Over the past 3 years I have built and have been running an entire infrastructure for a client who I believe is selling his services to the wrong industry. Right now he is making $46k per month but in another industry with the right contacts he could easily be making $161k per month.<p>I believe I could purchase the infrastructure off of him which I could improve and maintain on an ongoing basis but to do this I would need to find the money to buy $276k of assets (book value) and someone with contacts in another industry.<p>I feel I need to act quick to get this deal but I have no idea where to go. I know the tech side of this inside out but I need some good people to partner with.<p>There is almost no risk because the purchase price is the value of the assets but I physically can&#x27;t do it on my own.
======
davismwfl
Typically this is what you can take to high net worth people and discuss it
with them to help back you. That means you will instantly have 1 or more
partners, but it is doable.

Couple of other options, Leveraged Buy Out, where you purchase his business
over the period of say 1 year, during which time you guys split the net
income.
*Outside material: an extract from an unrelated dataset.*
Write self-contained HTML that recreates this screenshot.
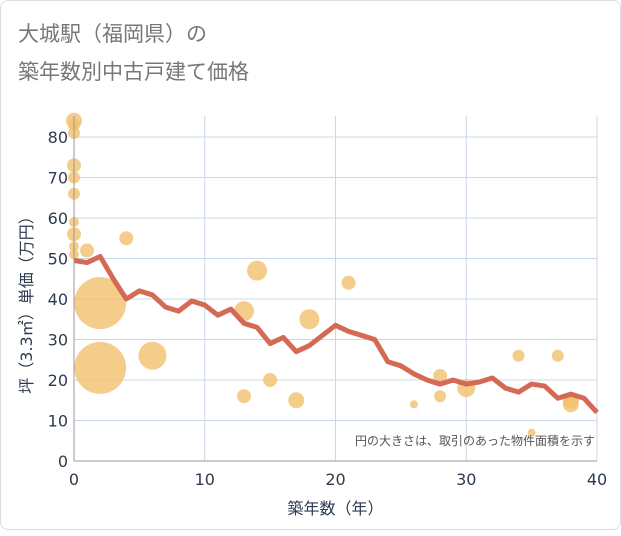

These are tough to get right and have everyone see it as a win-win,
sometimes you give up 2-3 years of 50% net income, plus a 25-75% down payment.
The more amount of money you put in the better deal you get. A lot of small
businesses are sold this way, just not talked about a lot in the tech circles.

Combination of things, bank loan, home equity, friends and family and maybe 1
or 2 high net worth people. Again, you wind up with lots of details to work
through.

Last option, if you like this client, you could always try and partner with
him. OR cut a deal that says you will bring his product to market in another
industry and you want 75% of net income on it. You can even rebrand the
product sometimes if the client is willing. He may see it as a win-win as he
doesn't have all the risk to enter a new market, plus gets your attention to
make sure things are running tip-top. Remember its net income, so he'd still
pay you for upkeep of the current product within the market he is currently
in. But new features or rebranding would be on you for the other market.

------
hias
Why do you think your client would sell you his business for the book value of
its assets if it allows him to make "additional" $46k per month?

Also, wouldn't your client also sell his services to this other industry if he
had the correct contacts? If you also do not have the correct contacts what
makes you think you can create them better or more easily than your client?

If you have developed the whole system anyway, why not build a new one using
your earned skills and experience?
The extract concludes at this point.